Now, it’s a curious thing that while the ‘croucher by the Scales’ became a well-known item in western Christian art and is echoed in the formal literature, folk memory of a ‘judging and recording Angel’ did not. It was transmitted unofficially, so to speak. There is not a single mention of ‘the recording angel’ in the Catholic Encyclopaedia and to find an example of depiction in Christian art, I’ve had to turn to works made in nineteenth century America!

On the other hand, the Scales and dreadful ‘snatcher who drags down’ would become a common trope in western Christian art and part of the west’s formal theology.
Here we see the scene, in Christian terms, in a manuscript made in Spain about a century after the Anglo-Saxon image of the sky-road, and little more than a century before Michael Scot would travel from England to Toledo.

Trying to keep these posts under 3000 words, I’ll pause here – but I think we are now on the way to defining a third constant – the nature of the beast.
3. The Nature of the Beast (third constant)
grasping/snatching; devourer of human beings, their hearts/souls; attentive only to its master’s command; immune to all deterrents.
Below, a preview of one illustration from the next post. This shows a drawing made of a figurine found in south-western England during the eighteenth century and dated to the 1st-2ndC AD, a period when Egypt, England and Gaul were all under Roman occupation and when ps-Hyginus’ ‘Poeticon Astronomicon’ was written. Notice the spotted hide, here covering only the upper body -just like Ammit.
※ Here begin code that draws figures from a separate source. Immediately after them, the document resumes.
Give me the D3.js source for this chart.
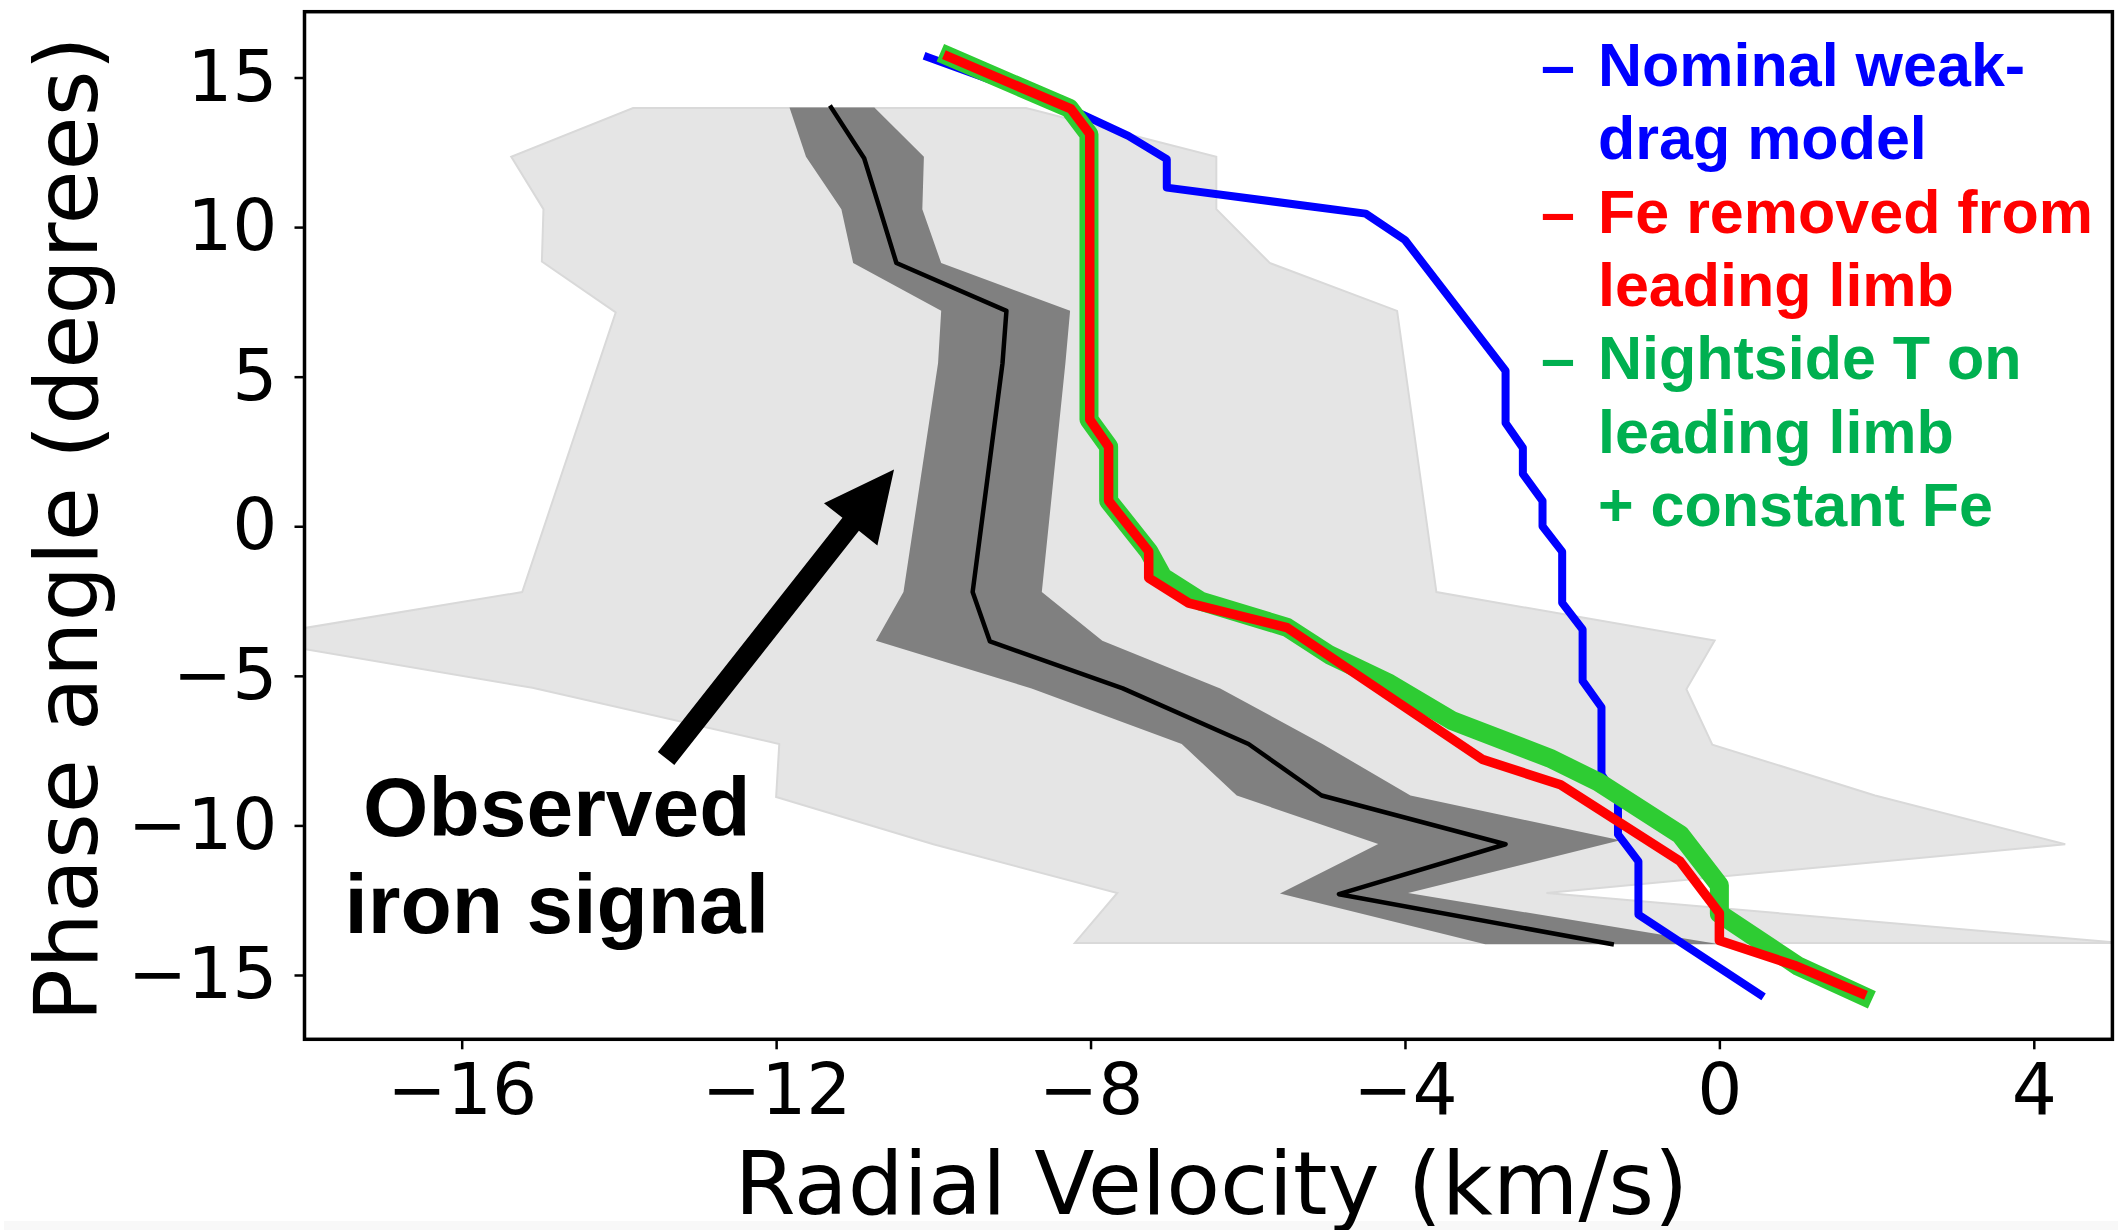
<!DOCTYPE html>
<html><head><meta charset="utf-8">
<script src="https://cdn.jsdelivr.net/npm/d3@7"></script>
<style>body{margin:0;background:#fff;overflow:hidden}</style>
</head><body>
<svg id="chart" width="2118" height="1230"></svg>
<script>
// ---------- data ----------
const xTicks = [-16, -12, -8, -4, 0, 4];
const yTicks = [15, 10, 5, 0, -5, -10, -15];
const xDomain = [-18, 5];
const yDomain = [-17.15, 17.2];

// light grey envelope (x = radial velocity, y = phase angle)
const lightBand = [
  [-13.82, 13.98], [-8.82, 13.98], [-6.40, 12.35], [-6.40, 10.6], [-5.72, 8.8],
  [-4.10, 7.2], [-3.60, -2.2], [-0.06, -3.82], [-0.42, -5.45], [-0.09, -7.3],
  [1.98, -9.0], [4.40, -10.63], [-2.2, -12.26], [5.1, -13.93], [-8.2, -13.93],
  [-7.66, -12.26], [-10.0, -10.63], [-12.0, -9.05], [-11.96, -7.28], [-15.1, -5.4],
  [-18.8, -3.75], [-15.23, -2.2], [-14.04, 7.15], [-14.98, 8.85], [-14.96, 10.6],
  [-15.37, 12.35]
];
// dark grey band around the observed signal
const darkLeft = [
  [-11.83, 14.0], [-11.62, 12.35], [-11.17, 10.6], [-11.02, 8.8], [-9.90, 7.2],
  [-9.94, 5.45], [-10.38, -2.2], [-10.73, -3.83], [-8.75, -5.42], [-6.84, -7.28],
  [-6.14, -9.0], [-4.34, -10.62], [-5.59, -12.28], [-2.98, -13.97]
];
const darkRight = [
  [-10.75, 14.0], [-10.12, 12.35], [-10.14, 10.6], [-9.90, 8.8], [-8.26, 7.2],
  [-8.32, 5.45], [-8.62, -2.2], [-7.85, -3.83], [-6.35, -5.42], [-5.05, -7.28],
  [-3.93, -9.0], [-1.26, -10.5], [-3.96, -12.26], [0.0, -13.97]
];
const observed = [
  [-11.30, 14.0], [-10.88, 12.3], [-10.68, 10.6], [-10.47, 8.8], [-9.07, 7.2],
  [-9.12, 5.45], [-9.50, -2.2], [-9.28, -3.85], [-7.59, -5.42], [-5.99, -7.28],
  [-5.06, -9.0], [-2.72, -10.63], [-4.84, -12.3], [-1.37, -13.97]
];
const nominalModel = [
  [-10.07, 15.68], [-8.3, 14.0], [-7.52, 13.05], [-7.03, 12.27], [-7.03, 11.32],
  [-4.5, 10.45], [-4.0, 9.57], [-2.72, 5.2], [-2.72, 3.45], [-2.5, 2.62],
  [-2.5, 1.75], [-2.25, 0.85], [-2.25, 0.0], [-2.0, -0.85], [-2.0, -2.56],
  [-1.74, -3.45], [-1.74, -5.17], [-1.5, -6.05], [-1.5, -8.3], [-1.29, -9.15],
  [-1.29, -10.3], [-1.03, -11.2], [-1.03, -12.98], [0.52, -15.66]
];
const nightsideModel = [
  [-9.8, 15.7], [-8.27, 13.97], [-8.02, 13.1], [-8.02, 3.57], [-7.77, 2.66],
  [-7.77, 0.85], [-7.26, -0.84], [-7.08, -1.7], [-6.6, -2.5], [-5.5, -3.38],
  [-4.96, -4.3], [-4.2, -5.25], [-3.4, -6.5], [-2.16, -7.75], [-1.54, -8.55],
  [-0.5, -10.3], [0.0, -12.0], [0.0, -12.95], [1.0, -14.7], [1.83, -15.7]
];
const feRemovedModel = [
  [-9.81, 15.7], [-8.25, 13.95], [-8.01, 13.12], [-8.01, 3.57], [-7.77, 2.66],
  [-7.77, 0.85], [-7.26, -0.84], [-7.26, -1.73], [-6.75, -2.57], [-5.5, -3.39],
  [-3.01, -7.8], [-2.02, -8.64], [-0.5, -11.2], [0.0, -12.93], [0.0, -13.85],
  [0.98, -14.7], [1.81, -15.62]
];
const legendRows = [
  {text: "Nominal weak-", color: "#0000ff", dash: true},
  {text: "drag model", color: "#0000ff", dash: false},
  {text: "Fe removed from", color: "#ff0000", dash: true},
  {text: "leading limb", color: "#ff0000", dash: false},
  {text: "Nightside T on", color: "#00b050", dash: true},
  {text: "leading limb", color: "#00b050", dash: false},
  {text: "+ constant Fe", color: "#00b050", dash: false}
];
const annotationText = ["Observed", "iron signal"];
const annotationAnchor = [-14.79, -10.37];
const arrowTail = [-13.40, -7.76];
const arrowTip = [-10.50, 1.90];
const xLabel = "Radial Velocity (km/s)";
const yLabel = "Phase angle (degrees)";

// ---------- layout ----------
const W = 2118, H = 1230;
const plot = {left: 304.5, right: 2112.4, top: 11.7, bottom: 1039.3};
const svg = d3.select("#chart");
svg.append("rect").attr("width", W).attr("height", H).attr("fill", "#fff");
svg.append("rect").attr("x", 4).attr("y", 1221).attr("width", W - 4).attr("height", 9).attr("fill", "#f8f8f8");

const x = d3.scaleLinear().domain(xDomain).range([plot.left, plot.right]);
const y = d3.scaleLinear().domain(yDomain).range([plot.bottom, plot.top]);

svg.append("clipPath").attr("id", "clip").append("rect")
  .attr("x", plot.left).attr("y", plot.top)
  .attr("width", plot.right - plot.left).attr("height", plot.bottom - plot.top);

const g = svg.append("g").attr("clip-path", "url(#clip)");
const line = d3.line().x(d => x(d[0])).y(d => y(d[1]));

// light band
g.append("path").datum(lightBand)
  .attr("d", d => line(d) + "Z")
  .attr("fill", "#e5e5e5").attr("stroke", "#d9d9d9").attr("stroke-width", 2)
  .attr("stroke-linejoin", "miter");

// dark band
g.append("path").datum(darkLeft.concat(darkRight.slice().reverse()))
  .attr("d", d => line(d) + "Z")
  .attr("fill", "#808080");

// observed signal
g.append("path").datum(observed).attr("d", line)
  .attr("fill", "none").attr("stroke", "#000").attr("stroke-width", 4.5)
  .attr("stroke-linejoin", "round").attr("stroke-linecap", "square");

// models
g.append("path").datum(nominalModel).attr("d", line)
  .attr("fill", "none").attr("stroke", "#0000ff").attr("stroke-width", 8)
  .attr("stroke-linejoin", "round").attr("stroke-linecap", "square");
g.append("path").datum(nightsideModel).attr("d", line)
  .attr("fill", "none").attr("stroke", "#2ecc33").attr("stroke-width", 19)
  .attr("stroke-linejoin", "round").attr("stroke-linecap", "square");
g.append("path").datum(feRemovedModel).attr("d", line)
  .attr("fill", "none").attr("stroke", "#ff0000").attr("stroke-width", 9.5)
  .attr("stroke-linejoin", "round").attr("stroke-linecap", "square");

// arrow
(function () {
  const p0 = [x(arrowTail[0]), y(arrowTail[1])];
  const p1 = [x(arrowTip[0]), y(arrowTip[1])];
  const dx = p1[0] - p0[0], dy = p1[1] - p0[1];
  const len = Math.hypot(dx, dy);
  const u = [dx / len, dy / len], n = [-u[1], u[0]];
  const sw = 10.5, hw = 34, hl = 70;
  const neck = [p1[0] - u[0] * hl, p1[1] - u[1] * hl];
  const pts = [
    [p0[0] + n[0] * sw, p0[1] + n[1] * sw],
    [neck[0] + n[0] * sw, neck[1] + n[1] * sw],
    [neck[0] + n[0] * hw, neck[1] + n[1] * hw],
    p1,
    [neck[0] - n[0] * hw, neck[1] - n[1] * hw],
    [neck[0] - n[0] * sw, neck[1] - n[1] * sw],
    [p0[0] - n[0] * sw, p0[1] - n[1] * sw]
  ];
  svg.append("path").attr("d", "M" + pts.map(p => p.join(",")).join("L") + "Z")
    .attr("fill", "#000");
})();

// annotation text
svg.append("g").selectAll("text").data(annotationText).join("text")
  .attr("x", x(annotationAnchor[0]))
  .attr("y", (d, i) => y(annotationAnchor[1]) + i * 97)
  .attr("text-anchor", "middle")
  .attr("font-family", "'Liberation Sans', Arial, sans-serif")
  .attr("font-weight", "bold").attr("font-size", 84)
  .attr("fill", "#000").text(d => d);

// legend
const legend = svg.append("g").attr("font-family", "'Liberation Sans', Arial, sans-serif")
  .attr("font-weight", "bold").attr("font-size", 61);
legendRows.forEach((r, i) => {
  const by = 86 + i * 73.3;
  if (r.dash) legend.append("text").attr("x", 1541).attr("y", by).attr("fill", r.color).text("\u2013");
  legend.append("text").attr("x", 1598).attr("y", by).attr("fill", r.color).text(r.text);
});

// axes
const tickFont = "'DejaVu Sans', sans-serif";
const xAxis = svg.append("g").attr("transform", `translate(0,${plot.bottom})`)
  .call(d3.axisBottom(x).tickValues(xTicks).tickSize(10).tickPadding(14));
const yAxis = svg.append("g").attr("transform", `translate(${plot.left},0)`)
  .call(d3.axisLeft(y).tickValues(yTicks).tickSize(10).tickPadding(17));
[xAxis, yAxis].forEach(a => {
  a.select(".domain").remove();
  a.selectAll(".tick line").attr("stroke", "#000").attr("stroke-width", 2.5);
  a.selectAll(".tick text").attr("font-family", tickFont).attr("font-size", 71).attr("fill", "#000");
});

// frame
svg.append("rect").attr("x", plot.left).attr("y", plot.top)
  .attr("width", plot.right - plot.left).attr("height", plot.bottom - plot.top)
  .attr("fill", "none").attr("stroke", "#000").attr("stroke-width", 3.5);

// axis labels
svg.append("text").attr("x", (plot.left + plot.right) / 2 + 3).attr("y", 1214)
  .attr("text-anchor", "middle").attr("font-family", tickFont).attr("font-size", 88)
  .attr("fill", "#000").text(xLabel);
svg.append("text").attr("transform", "translate(97,529) rotate(-90)")
  .attr("text-anchor", "middle").attr("font-family", tickFont).attr("font-size", 88)
  .attr("fill", "#000").text(yLabel);
</script>
</body></html>
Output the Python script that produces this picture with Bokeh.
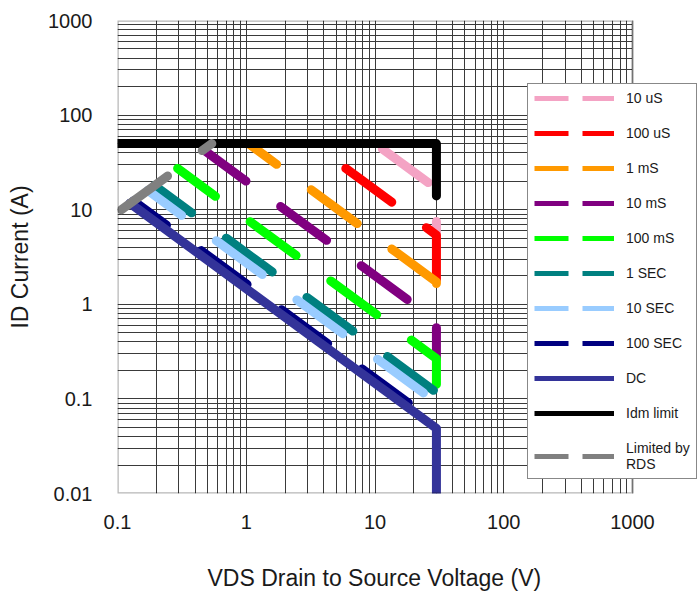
from bokeh.plotting import figure
from bokeh.models import Range1d, FixedTicker, Legend, LegendItem, Title, BoxAnnotation
from bokeh.embed import file_html
from bokeh.resources import INLINE

# ---- axis ticks ----
x_ticks = [0.1, 1, 10, 100, 1000]
x_tick_labels = ["0.1", "1", "10", "100", "1000"]
y_ticks = [0.01, 0.1, 1, 10, 100, 1000]
y_tick_labels = ["0.01", "0.1", "1", "10", "100", "1000"]
minor_mults = [2, 3, 4, 5, 6, 7, 8, 9]

# ---- SOA curves (VDS in V, ID in A) ----
vds_10us = [10.0, 30.0, 30.0]
id_10us = [50.0, 16.7, 5.4]
vds_100us = [3.24, 30.0, 30.0]
id_100us = [50.0, 5.4, 1.73]
vds_1ms = [1.04, 30.0, 30.0]
id_1ms = [50.0, 1.73, 0.667]
vds_10ms = [0.464, 30.0, 30.0]
id_10ms = [43.1, 0.667, 0.267]
vds_100ms = [0.293, 30.0, 30.0]
id_100ms = [27.3, 0.267, 0.117]
vds_1s = [0.194, 30.0, 30.0]
id_1s = [18.0, 0.117, 0.0917]
vds_10s = [0.172, 30.0, 30.0]
id_10s = [16.0, 0.0917, 0.055]
vds_100s = [0.133, 30.0, 30.0]
id_100s = [12.4, 0.055, 0.0487]
vds_dc = [0.125, 30.0, 30.0]
id_dc = [11.7, 0.0487, 0.01]
vds_idm = [0.1, 30.0, 30.0]
id_idm = [50.0, 50.0, 14.0]
vds_rds = [0.1, 0.54]
id_rds = [9.3, 50.0]

labels = ["10 uS", "100 uS", "1 mS", "10 mS", "100 mS", "1 SEC", "10 SEC",
          "100 SEC", "DC", "Idm limit", "Limited by\nRDS"]
colors = ["#F4A3C4", "#FF0000", "#FF9900", "#800080", "#00FF00", "#008080",
          "#99CCFF", "#000080", "#333399", "#000000", "#808080"]

curves = [
    (vds_10us, id_10us, "57 43", 91),
    (vds_100us, id_100us, "57 43", 58),
    (vds_1ms, id_1ms, "57 43", 22),
    (vds_10ms, id_10ms, "57 43", 4),
    (vds_100ms, id_100ms, "57 43", 10),
    (vds_1s, id_1s, "57 43", 11),
    (vds_10s, id_10s, "57 43", 15),
    (vds_100s, id_100s, "57 43", 16),
    (vds_dc, id_dc, "solid", 0),
    (vds_idm, id_idm, "solid", 0),
    (vds_rds, id_rds, "57 43", 95),
]

FONT = "Liberation Sans"

# frame spans 117..698 px; the decades 0.1..1000 occupy 117..632 px
x_end = 10 ** (-1 + 4 * 581 / 515)

p = figure(width=698, height=600, x_axis_type="log", y_axis_type="log",
           x_range=Range1d(0.1, x_end), y_range=Range1d(0.01, 1000),
           output_backend="svg", toolbar_location=None,
           min_border_left=117, min_border_right=0,
           min_border_top=20, min_border_bottom=107)
p.background_fill_color = "white"
p.border_fill_color = "white"
p.outline_line_color = None

x_minor = [m * t for t in x_ticks[:-1] for m in minor_mults]
y_minor = [m * t for t in y_ticks[:-1] for m in minor_mults]
p.xaxis.ticker = FixedTicker(ticks=x_ticks, minor_ticks=x_minor)
p.yaxis.ticker = FixedTicker(ticks=y_ticks, minor_ticks=y_minor)
p.xaxis.major_label_overrides = {t: s for t, s in zip(x_ticks, x_tick_labels)}
p.yaxis.major_label_overrides = {t: s for t, s in zip(y_ticks, y_tick_labels)}

for ax in (p.xaxis, p.yaxis):
    ax.axis_line_color = None
    ax.major_tick_line_color = None
    ax.minor_tick_line_color = None
    ax.major_tick_out = 0
    ax.minor_tick_out = 0
    ax.major_label_text_font = FONT
    ax.major_label_text_font_size = "20px"
    ax.major_label_text_color = "#1a1a1a"
    ax.axis_label_text_font = FONT
    ax.axis_label_text_font_size = "23px"
    ax.axis_label_text_font_style = "normal"
    ax.axis_label_text_color = "#1a1a1a"

p.yaxis.axis_label = "ID Current (A)"
p.xaxis.major_label_standoff = 21
p.yaxis.major_label_standoff = 25
p.yaxis.axis_label_standoff = 12

xt = Title(text="VDS Drain to Source Voltage (V)", align="left", offset=90,
           text_font=FONT, text_font_size="23px", text_font_style="normal",
           text_color="#1a1a1a", standoff=0, padding=(0, 0, 31, 0))
p.add_layout(xt, "below")

for g in (p.xgrid, p.ygrid):
    g.grid_line_color = "#3a3a3a"
    g.grid_line_width = 1
    g.minor_grid_line_color = "#3a3a3a"
    g.minor_grid_line_width = 1

for (xs, ys, dash, off), col in zip(curves, colors):
    p.line(xs, ys, line_color=col, line_width=9, line_dash=dash,
           line_dash_offset=off, line_cap="round", line_join="round")

# blank the strip right of 1000 V (legend sits there) and draw the plot border
p.add_layout(BoxAnnotation(left=x_ticks[-1], fill_color="white", fill_alpha=1.0,
                           line_color=None))
p.add_layout(BoxAnnotation(left=x_ticks[0], right=x_ticks[-1],
                           bottom=y_ticks[0], top=y_ticks[-1],
                           fill_alpha=0.0, line_color="#111111", line_width=2.5))

# legend proxies (NaN data, nothing drawn), styled like the reference legend
nan = float("nan")
items = []
for lab, col, (xs, ys, dash, off) in zip(labels, colors, curves):
    ldash = "solid" if dash == "solid" else "34 14"
    r = p.line([nan], [nan], line_color=col, line_width=5, line_dash=ldash)
    items.append(LegendItem(label=lab, renderers=[r]))

legend = Legend(items=items, location=(410, 14), margin=0, padding=6,
                spacing=19, glyph_width=80, glyph_height=16, label_height=16,
                label_standoff=12, label_text_font=FONT,
                label_text_font_size="14px", label_text_color="#1a1a1a",
                border_line_color="#111111", border_line_width=1.5,
                background_fill_color="white", background_fill_alpha=1.0)
p.add_layout(legend)

open("out.html", "w").write(file_html(p, INLINE))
Postscript – the ‘Beast of Gévaudan,
There is no reasonable link between that figurine and a beast which was to trouble France about fifty years after the figurine was found and drawn in England, yet the animal’s description is uncannily apt and worth repeating.
The unidentified animal called the ‘Beast of Gévaudan; Occitan: La Bèstia de Gavaudan, slaughtered 500 people within three years, and across an area about fifty miles’ square. The few who survived an attack (only about 50) described it as: “the size of a calf, a cow, or, in some cases, a horse. It had an elongated head similar to that of a greyhound, with a flattened snout, pointed ears, and a wide mouth sitting atop a broad chest. The beast’s tail was also reported to have been notably longer than a wolf’s, with a prominent tuft at the end ….”
Modern rationalisations have supposed it “an unusual form of wolf” or “from a hound cross-bred with a feral dog”, or “a beast brought from elsewhere”. Some have suggested, with more reason, that it may have been a specimen of the Australian Thylacine, now extinct, but which certainly could have been carried to France in the eighteenth century. The difficulty is that the Thylacine does not – no more than does a wolf – have a tuft at the end of its tail. And stories of a great ‘Hell hound’ are reported in England, too, to as late as the eighteenth century.